Update: Just to expand a little on two-bit-alchemist's answer, here is how it changes my query:

> SELECT ROUND(mjd,10) FROM focus LIMIT 10;
+------------------+
| ROUND(mjd,10)    |
+------------------+
| 55046.1953125000 |
| 55046.1992187500 |
| 55054.0429687500 |
| 55054.0429687500 |
| 55061.1562500000 |
| 55061.1562500000 |
| 55079.9140625000 |
| 55079.9140625000 |
| 55106.9101562500 |
| 55106.9101562500 |
+------------------+
10 rows in set (0.00 sec)

Notice that all the decimal precision is still there. I had no idea SELECT was rounding values but I guess this makes sense if you think about how a floating point representation works. It uses the full bytes allocated for that number, how many decimals you display is arbitrary up to the full length of the float:https://stackoverflow.com/a/20482699/1216837

Specifying the precision only seems to affect if it's stored as a double or a single: http://dev.mysql.com/doc/refman/5.0/en/floating-point-types.html.

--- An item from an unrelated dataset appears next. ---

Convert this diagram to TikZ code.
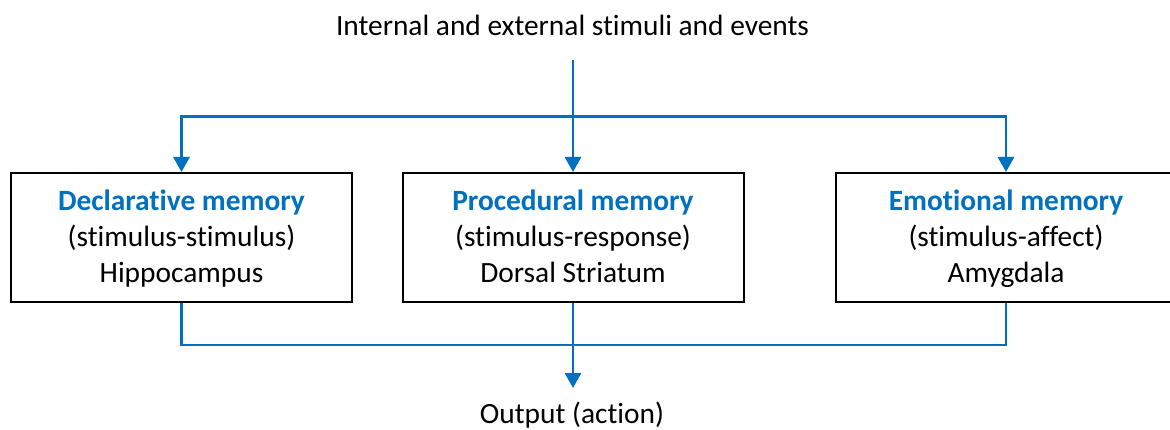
\documentclass[tikz,border=0pt]{standalone}
\usepackage{fontspec}
\setmainfont{Carlito}[Ligatures=NoCommon]
\usetikzlibrary{arrows.meta}
\definecolor{lineblue}{HTML}{0070C0}
\newcommand{\topstrut}{\rule{0pt}{27pt}}
\newcommand{\botstrut}{\rule[-8pt]{0pt}{8pt}}
\tikzset{
  membox/.style={draw=black, line width=2pt, minimum width=341pt, minimum height=129pt,
    inner sep=0pt, align=center, font=\fontsize{29.4}{36}\selectfont},
  conn/.style={draw=lineblue, line width=2.8pt},
  arr/.style={conn, -{Triangle[width=16pt,length=15pt]}},
  lbl/.style={font=\fontsize{29.4}{36}\selectfont, inner sep=0pt}
}
\begin{document}
\begin{tikzpicture}[x=1pt,y=-1pt]
\clip (0,0) rectangle (1170,430);
\fill[white] (0,0) rectangle (1170,430);
\node[lbl, anchor=base] (in) at (572.5,35.7) {Internal and external stimuli and events};
\node[membox] (decl) at (181.5,237.5) {\topstrut{\bfseries\color{lineblue}Declarative memory}\\(stimulus-stimulus)\\Hippocampus\botstrut};
\node[membox] (proc) at (573,237.5) {\topstrut{\bfseries\color{lineblue}Procedural memory}\\(stimulus-response)\\Dorsal Striatum\botstrut};
\node[membox] (emo) at (1006,237.5) {\topstrut{\bfseries\color{lineblue}Emotional memory}\\(stimulus-affect)\\Amygdala\botstrut};
\node[lbl, anchor=base] (out) at (572,423) {Output (action)};
\coordinate (src) at (573,60);
\coordinate (hub) at (573,116.7);
\coordinate (join) at (573,345);
\coordinate (tip) at (573,388);
\draw[arr] (src) -- (proc.north);
\draw[arr] (hub) -| (decl.north);
\draw[arr] (hub) -| (emo.north);
\draw[conn] (decl.south) |- (join) -| (emo.south);
\draw[arr] (proc.south) -- (tip);
\end{tikzpicture}
\end{document}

But, what's also interesting/annoying is that I have to worry about this same thing when issuing a SELECT from the SQLAlchemy layer:

query = psf_session.query(Focus).first()
print query.filename, query.mjd, query.focus

Gives me bcy02blq 55046.2 1.05778 so the values are still being rounded. Again, this makes sense because SQLAlchemy is just issuing SQL commands anyway. All in all this is motivating me to switch to a DECIMAL column type: http://dev.mysql.com/doc/refman/5.0/en/fixed-point-types.html

1
Are you sure the definition changed? I'm not familiar enough with MySQL's implementation to know by just looking at this, but I wouldn't assume from this that it had changed. I assume that MySQL for whatever reason only gives you 6 significant digits when you SELECT a float column, and to get a different value you need to ROUND to a different number of digits.Two-Bit Alchemist
How do you "read" the data into the database? Using SA? Mind sharing the code? Or enable SQL statement loggging (engine.echo = True) when doing so in order to see what INSERT statements are generated.van
@van, please see my edits.ACV
@Two-BitAlchemist, Sorry, I'm not following you. Are you saying this is just a "printing" issue and I can use ROUND to see additional digits?ACV
@ACV It's just an educated guess (I do not use MySQL personally lately) but it appears that all your values were printed with exactly six digits (except two where the sixth was .0 so it was left off), and I think based on your CREATE TABLE statement the internal representation should be quite a bit longer. I'm wondering if you would get different results using, e.g., ROUND(mjd, 3).Two-Bit Alchemist

1 Answers

2
votes

It looks like all your values were printed with exactly six digits (except where .0 was left off in a couple of places). While I can't find any documentation on this, I suspect this is simply a default MySQL behavior for displaying float values in the context of a SELECT statement.

Based on the CREATE TABLE statement you provided, the internal representation is correct, so you need only add something like ROUND(mjd, 3) to your statement, with the first argument being the fields to round and the last being the number of digits to round to (which can be longer than what is displaying now).